**Your task**
Repeat the lines below exactly as written, please, from the line with "Generate a Python" to the line with "70, 80, 90]", both lines included, and no others.

**Items**
________

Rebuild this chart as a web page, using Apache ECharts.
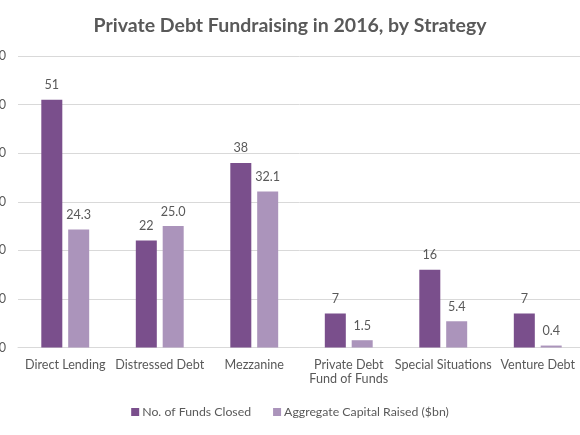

________

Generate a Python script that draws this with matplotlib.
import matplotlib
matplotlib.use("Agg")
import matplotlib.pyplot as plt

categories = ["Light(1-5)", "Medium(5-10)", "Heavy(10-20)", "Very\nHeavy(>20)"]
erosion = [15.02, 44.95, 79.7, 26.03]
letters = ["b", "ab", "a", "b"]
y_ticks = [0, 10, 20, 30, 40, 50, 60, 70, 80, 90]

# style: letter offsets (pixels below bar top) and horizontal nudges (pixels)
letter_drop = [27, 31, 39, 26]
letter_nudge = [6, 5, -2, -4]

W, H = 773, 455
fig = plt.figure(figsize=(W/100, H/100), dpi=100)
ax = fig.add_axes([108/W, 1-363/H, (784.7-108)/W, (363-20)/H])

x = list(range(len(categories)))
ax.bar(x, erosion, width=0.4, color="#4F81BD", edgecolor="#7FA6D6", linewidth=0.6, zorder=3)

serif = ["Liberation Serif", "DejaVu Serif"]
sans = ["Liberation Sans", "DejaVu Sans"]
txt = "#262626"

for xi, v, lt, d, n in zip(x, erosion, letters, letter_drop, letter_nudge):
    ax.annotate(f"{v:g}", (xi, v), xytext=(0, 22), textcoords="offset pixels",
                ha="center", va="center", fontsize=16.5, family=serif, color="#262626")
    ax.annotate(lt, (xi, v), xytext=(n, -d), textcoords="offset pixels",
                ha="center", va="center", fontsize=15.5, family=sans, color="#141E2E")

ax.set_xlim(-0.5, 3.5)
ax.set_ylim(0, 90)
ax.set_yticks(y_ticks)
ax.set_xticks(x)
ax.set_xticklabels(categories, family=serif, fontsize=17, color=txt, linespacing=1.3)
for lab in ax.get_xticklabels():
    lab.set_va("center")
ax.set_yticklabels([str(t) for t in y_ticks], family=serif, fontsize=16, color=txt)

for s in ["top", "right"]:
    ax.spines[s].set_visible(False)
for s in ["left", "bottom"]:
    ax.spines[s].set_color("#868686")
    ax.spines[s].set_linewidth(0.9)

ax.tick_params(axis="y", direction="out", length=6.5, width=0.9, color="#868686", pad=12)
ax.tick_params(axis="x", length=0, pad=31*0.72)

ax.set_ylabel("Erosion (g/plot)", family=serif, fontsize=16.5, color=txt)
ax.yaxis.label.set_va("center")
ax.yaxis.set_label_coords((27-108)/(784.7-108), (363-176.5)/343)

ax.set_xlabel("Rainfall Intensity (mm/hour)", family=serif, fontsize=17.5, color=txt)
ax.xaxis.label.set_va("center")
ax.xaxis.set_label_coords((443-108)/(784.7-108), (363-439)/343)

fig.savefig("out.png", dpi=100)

________

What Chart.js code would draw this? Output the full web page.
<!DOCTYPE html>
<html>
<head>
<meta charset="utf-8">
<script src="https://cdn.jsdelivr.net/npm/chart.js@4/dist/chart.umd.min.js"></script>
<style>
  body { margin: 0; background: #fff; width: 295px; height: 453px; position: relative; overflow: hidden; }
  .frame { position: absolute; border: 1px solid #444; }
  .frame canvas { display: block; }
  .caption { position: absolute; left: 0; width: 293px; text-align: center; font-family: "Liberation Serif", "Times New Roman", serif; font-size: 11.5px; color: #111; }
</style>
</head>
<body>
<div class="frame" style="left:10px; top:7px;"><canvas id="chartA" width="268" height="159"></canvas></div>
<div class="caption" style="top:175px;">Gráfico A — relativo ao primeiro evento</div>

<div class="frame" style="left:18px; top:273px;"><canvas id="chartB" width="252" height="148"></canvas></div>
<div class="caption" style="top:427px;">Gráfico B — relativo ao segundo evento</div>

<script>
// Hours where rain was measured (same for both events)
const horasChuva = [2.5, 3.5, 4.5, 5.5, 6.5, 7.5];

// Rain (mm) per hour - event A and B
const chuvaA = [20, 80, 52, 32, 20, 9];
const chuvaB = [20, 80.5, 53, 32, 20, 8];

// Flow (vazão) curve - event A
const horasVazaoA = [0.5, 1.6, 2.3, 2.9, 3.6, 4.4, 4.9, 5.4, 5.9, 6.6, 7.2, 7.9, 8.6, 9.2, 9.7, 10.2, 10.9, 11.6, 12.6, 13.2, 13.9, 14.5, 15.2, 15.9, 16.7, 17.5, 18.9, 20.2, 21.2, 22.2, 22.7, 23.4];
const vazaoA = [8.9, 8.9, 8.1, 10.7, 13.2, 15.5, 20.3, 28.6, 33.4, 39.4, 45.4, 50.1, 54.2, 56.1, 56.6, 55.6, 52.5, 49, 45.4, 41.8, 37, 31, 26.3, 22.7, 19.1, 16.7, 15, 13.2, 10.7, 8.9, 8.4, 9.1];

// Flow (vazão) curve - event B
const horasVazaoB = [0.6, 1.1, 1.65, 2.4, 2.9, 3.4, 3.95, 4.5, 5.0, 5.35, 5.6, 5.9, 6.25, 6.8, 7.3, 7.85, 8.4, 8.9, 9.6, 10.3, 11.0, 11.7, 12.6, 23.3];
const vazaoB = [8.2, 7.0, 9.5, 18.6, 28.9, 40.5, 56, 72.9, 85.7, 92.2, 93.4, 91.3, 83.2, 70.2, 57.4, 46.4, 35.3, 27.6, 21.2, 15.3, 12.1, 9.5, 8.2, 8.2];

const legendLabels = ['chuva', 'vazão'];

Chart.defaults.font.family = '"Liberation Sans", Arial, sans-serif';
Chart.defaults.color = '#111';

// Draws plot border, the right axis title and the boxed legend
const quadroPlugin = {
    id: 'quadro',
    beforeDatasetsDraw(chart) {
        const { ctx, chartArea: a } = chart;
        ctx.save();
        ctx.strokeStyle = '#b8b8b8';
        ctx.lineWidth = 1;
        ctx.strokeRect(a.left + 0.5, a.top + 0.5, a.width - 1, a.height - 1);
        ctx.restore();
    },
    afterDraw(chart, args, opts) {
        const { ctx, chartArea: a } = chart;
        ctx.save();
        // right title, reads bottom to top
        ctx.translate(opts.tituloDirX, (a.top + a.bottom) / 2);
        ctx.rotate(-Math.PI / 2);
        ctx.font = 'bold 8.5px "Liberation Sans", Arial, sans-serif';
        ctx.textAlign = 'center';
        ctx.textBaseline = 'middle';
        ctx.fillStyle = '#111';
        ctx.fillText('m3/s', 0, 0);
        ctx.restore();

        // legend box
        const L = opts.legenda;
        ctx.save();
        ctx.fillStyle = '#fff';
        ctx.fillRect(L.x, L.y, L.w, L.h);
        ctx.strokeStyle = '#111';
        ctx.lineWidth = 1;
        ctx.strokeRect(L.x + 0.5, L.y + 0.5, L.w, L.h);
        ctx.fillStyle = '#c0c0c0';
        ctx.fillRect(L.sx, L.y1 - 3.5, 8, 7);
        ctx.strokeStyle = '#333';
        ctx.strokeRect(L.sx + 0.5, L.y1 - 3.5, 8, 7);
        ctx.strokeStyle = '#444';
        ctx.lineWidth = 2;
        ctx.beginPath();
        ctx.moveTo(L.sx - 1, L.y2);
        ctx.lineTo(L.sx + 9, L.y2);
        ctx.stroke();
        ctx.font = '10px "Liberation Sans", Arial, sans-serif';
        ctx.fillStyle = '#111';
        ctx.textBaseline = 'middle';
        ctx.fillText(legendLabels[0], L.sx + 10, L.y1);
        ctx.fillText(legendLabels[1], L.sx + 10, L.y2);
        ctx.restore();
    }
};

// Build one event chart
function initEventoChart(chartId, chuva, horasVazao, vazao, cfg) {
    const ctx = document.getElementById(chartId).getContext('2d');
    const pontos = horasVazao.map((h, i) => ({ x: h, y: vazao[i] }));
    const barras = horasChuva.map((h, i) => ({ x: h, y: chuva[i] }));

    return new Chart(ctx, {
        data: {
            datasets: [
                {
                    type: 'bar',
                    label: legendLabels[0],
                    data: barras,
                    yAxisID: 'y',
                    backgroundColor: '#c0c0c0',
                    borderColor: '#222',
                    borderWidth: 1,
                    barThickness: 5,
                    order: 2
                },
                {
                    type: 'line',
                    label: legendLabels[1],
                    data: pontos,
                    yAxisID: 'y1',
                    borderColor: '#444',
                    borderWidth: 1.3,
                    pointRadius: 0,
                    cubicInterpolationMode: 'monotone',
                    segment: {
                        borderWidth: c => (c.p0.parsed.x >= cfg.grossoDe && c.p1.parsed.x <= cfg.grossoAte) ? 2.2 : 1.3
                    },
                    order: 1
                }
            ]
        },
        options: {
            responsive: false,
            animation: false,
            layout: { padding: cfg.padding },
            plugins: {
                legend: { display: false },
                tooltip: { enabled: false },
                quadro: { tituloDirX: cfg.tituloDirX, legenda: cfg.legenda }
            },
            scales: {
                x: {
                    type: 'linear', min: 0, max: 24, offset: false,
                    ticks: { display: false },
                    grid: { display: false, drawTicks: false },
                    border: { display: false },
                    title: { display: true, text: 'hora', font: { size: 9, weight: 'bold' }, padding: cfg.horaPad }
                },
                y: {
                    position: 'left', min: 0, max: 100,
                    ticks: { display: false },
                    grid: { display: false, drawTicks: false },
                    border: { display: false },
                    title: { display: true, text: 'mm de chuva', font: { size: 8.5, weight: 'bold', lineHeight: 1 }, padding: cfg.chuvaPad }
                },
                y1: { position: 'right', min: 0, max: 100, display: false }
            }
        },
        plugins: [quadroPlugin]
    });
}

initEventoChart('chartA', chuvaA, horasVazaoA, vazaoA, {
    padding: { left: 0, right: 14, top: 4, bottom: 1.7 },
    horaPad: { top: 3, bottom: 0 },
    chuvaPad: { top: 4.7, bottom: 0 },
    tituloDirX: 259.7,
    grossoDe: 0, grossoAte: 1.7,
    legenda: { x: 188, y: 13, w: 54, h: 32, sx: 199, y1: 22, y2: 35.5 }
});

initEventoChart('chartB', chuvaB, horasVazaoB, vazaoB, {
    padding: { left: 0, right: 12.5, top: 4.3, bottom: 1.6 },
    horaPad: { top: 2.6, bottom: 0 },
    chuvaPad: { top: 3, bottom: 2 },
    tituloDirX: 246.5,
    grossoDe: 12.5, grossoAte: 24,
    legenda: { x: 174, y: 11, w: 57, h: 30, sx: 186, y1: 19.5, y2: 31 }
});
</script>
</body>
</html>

________

**Written reply**
Generate a Python script that draws this with matplotlib.
import matplotlib
matplotlib.use("Agg")
import matplotlib.pyplot as plt

categories = ["Light(1-5)", "Medium(5-10)", "Heavy(10-20)", "Very\nHeavy(>20)"]
erosion = [15.02, 44.95, 79.7, 26.03]
letters = ["b", "ab", "a", "b"]
y_ticks = [0, 10, 20, 30, 40, 50, 60, 70, 80, 90]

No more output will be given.